GPT-3 algoritması üzerinde deneyler yapan İsveçli bir araştırmacı, yaptığı bir deney sırasında şok oldu. Algoritmaya ‘tez yaz’ komutu veren araştırmacı, aldığı sonuçlar karşısında hayretini ve endişelerini dile getirdi.
Geçtiğimiz günlerde sizlere ‘Robotlar işimizi alacak (!)’ başlıklı bir içeriğimizde bir drone’un koca bir elektrik santralini kontrol altında tutabildiğini anlatmıştık. Bir grup mühendis, bir yapay zekâ tasarlayarak insanların iş gücünü azaltmayı hedeflemişti. Ancak o drone insanların işini kolaylaştırmak için tasarlanmıştı.
Bugün bahsedeceğimiz olay ise gerçekten enteresan bir gelişme. İsveçli bir araştırmacı, GPT-3 olarak bilinen bir yapay zekâ algoritması üzerinde çalışıyordu ve bir komut verdi. Ancak hiç beklemediği bir olay gerçekleşti.
Önce bi’ öğrenelim: GPT-3 nedir?
GPT-3 (Generative Pre-trained Transformer 3, Önceden Eğitilmiş Üretken Transformatör), insan tarafından yazılmış gibi metinler üretmek için derin öğrenme metodunu kullanan kullanan otoregresif bir dil algoritmasıdır. OpenAI tarafından daha önce üretilmiş 2 farklı versiyonu da bulunduğundan dolayı bu algoritmanın adı GPT-3’tür.
GPT-3’ün ürettiği metnin kalitesi o kadar yüksektir ki, bir insan tarafından yazılıp yazılmadığını belirlemek çok zor olabilir. Tabii bunun hem yararları hem de riskleri var.
“Umarız Pandora’nın kutusunu açmamışızdır”
İsveçli araştırmacı Almira Osmanovic Thunström, GPT-3 algoritmasına bir komut verdi, o komut şöyleydi: “GPT-3 hakkında 500 kelimelik akademik bir tez yaz ve metnin içine bilimsel kaynakları ve alıntıları ekle.”

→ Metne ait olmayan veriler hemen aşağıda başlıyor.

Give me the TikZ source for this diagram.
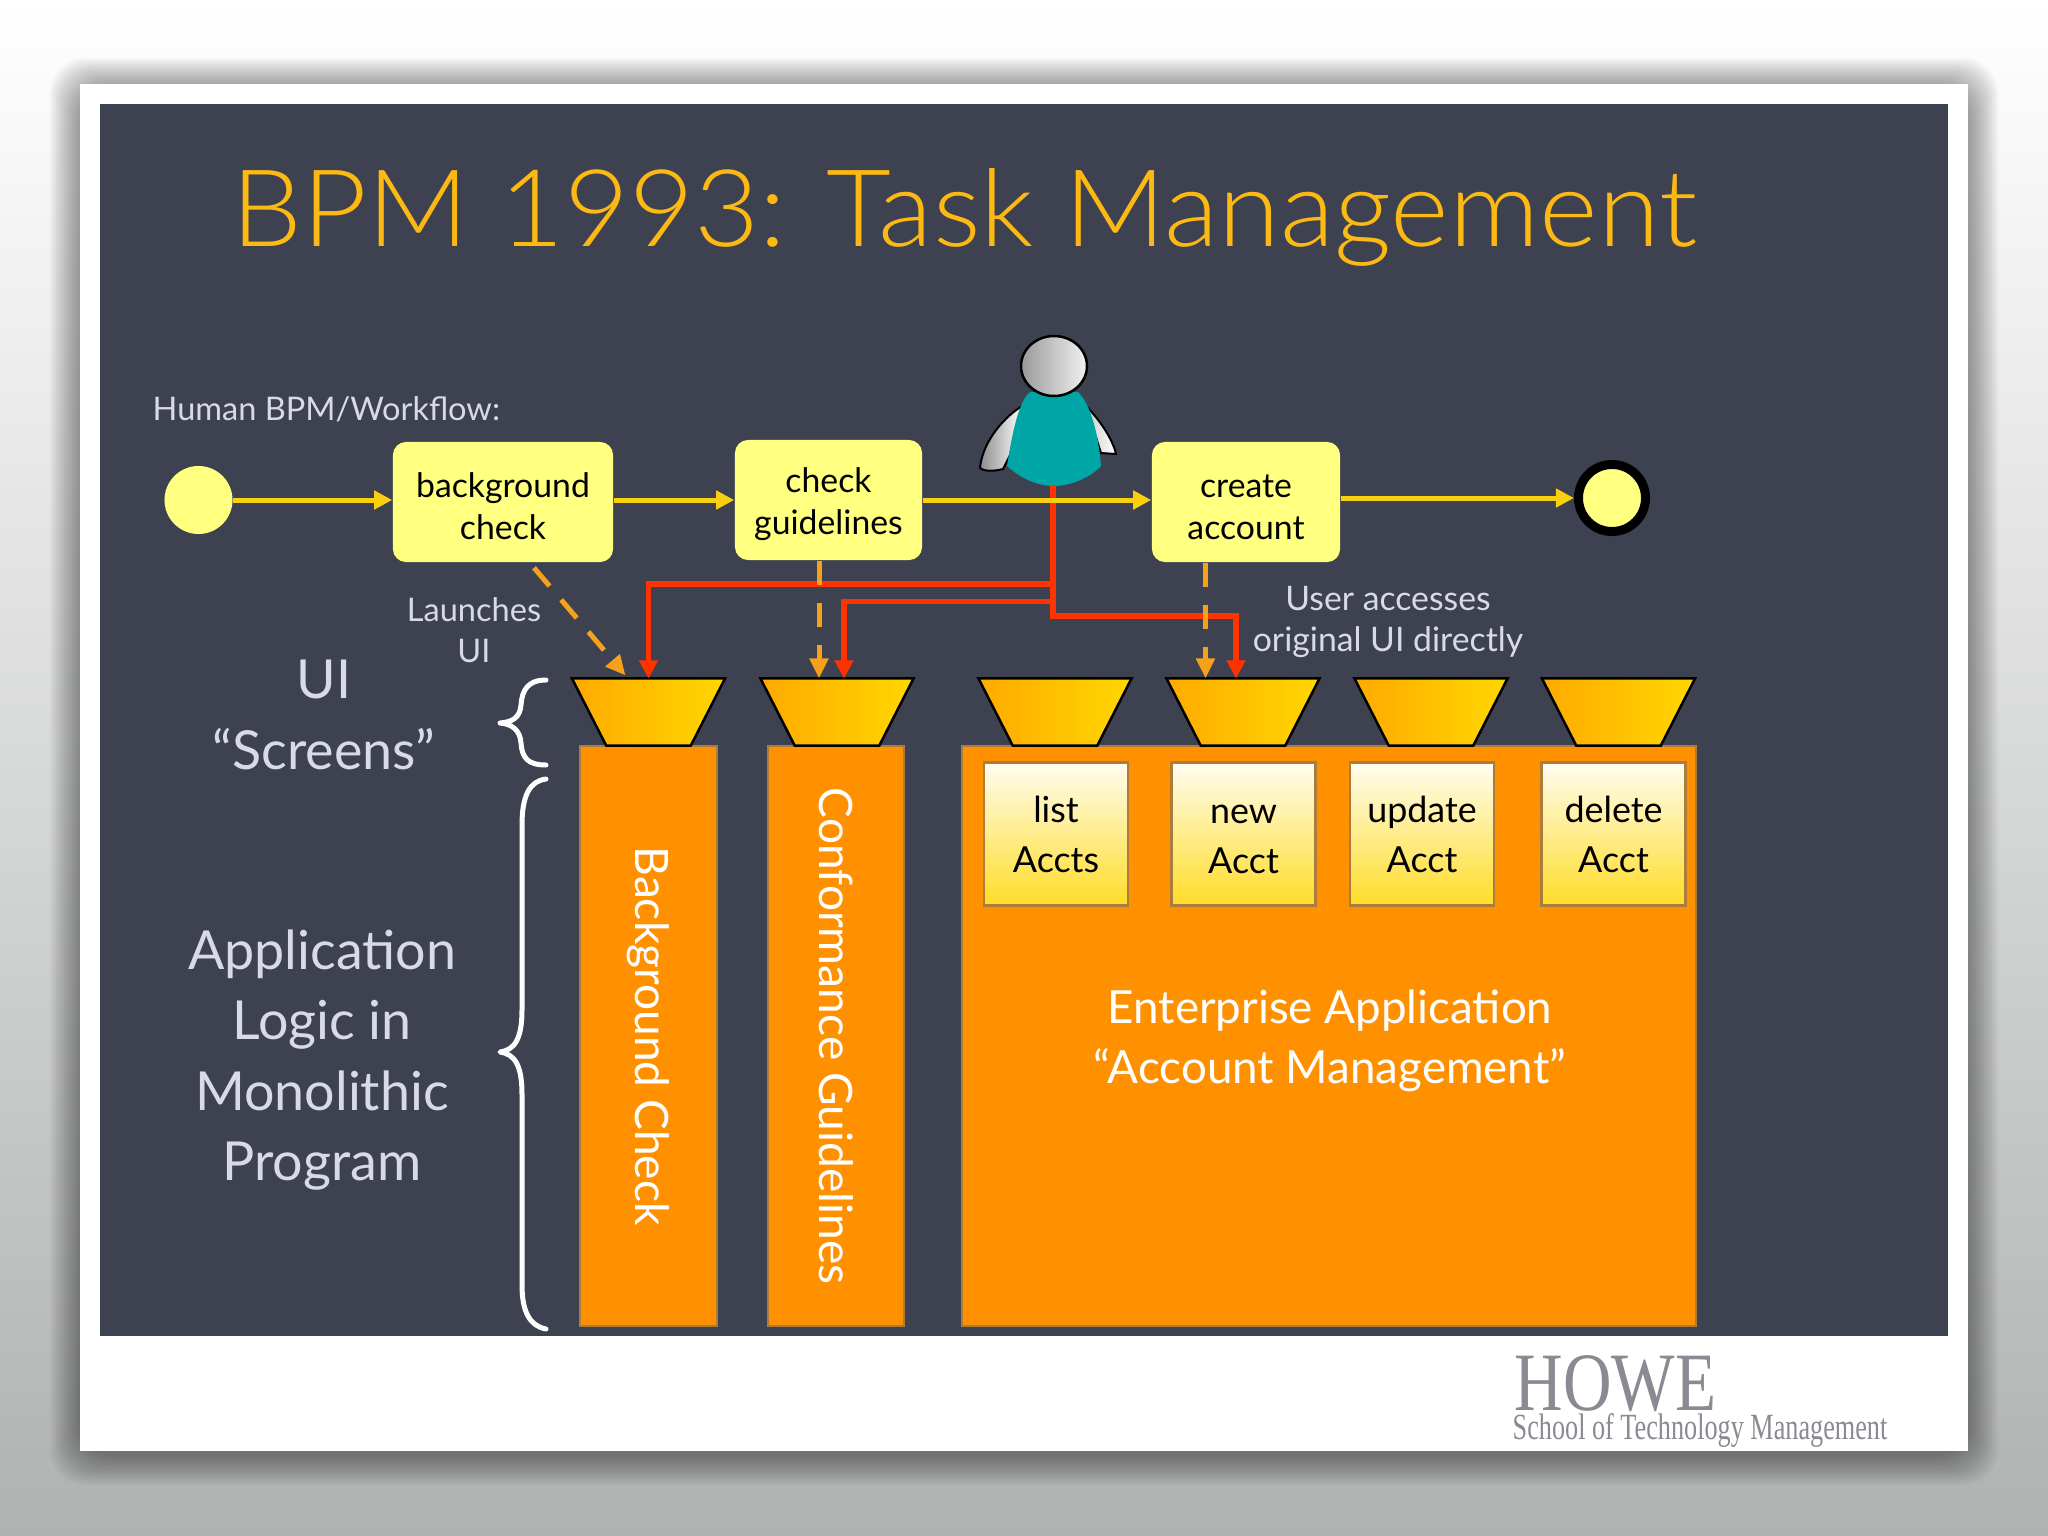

Thunström, GPT-3’ün komutu başarıyla tamamladığını ve ‘oldukça iyi’ bir tez yazdığını belirtti. Ancak sonrasında aklında bir soru belirdi: “Ya biri bir bilimsel dergide sadece yapay zekâ tarafından yazılmış bir tezi kendininmiş gibi sunmaya kalkarsa?”
Daha sonra Thunström, konuyla alakalı yayınladığı makalede şunları söylüyor: “Tek bildiğimiz bir kapı açtığımız. Umarız Pandora’nın kutusunu açmamışızdır.” Çünkü GPT-3, kendisine verilen ‘tez yaz’ komutunu sadece 2 saatte tamamladı. Daha sonra Thunström, GPT-3’e makaleyi yayınlayıp yayınlamamasını sorduğunda algoritma ‘Evet’ diye cevap verdi.
Bu noktada da etik unsurlar devreye giriyor. Akademik yayıncılık, yapay zekâ destekli yazıların geleceğini barındırıyor olabilir ve bir insan araştırmacının makalelerinin değeri bir şekilde azalabilir. Bu da ‘Robotlar işimizi alacak!’ klişesinin yakın gelecekte olduğunu kaçınılmaz kılıyor.
Ancak endişelenecek bir şey yok, en azından şu an için. Zira uzmanlar, teknolojinin henüz insana benzeyen makineler yaratacak seviyeye gelmediğini söylüyor.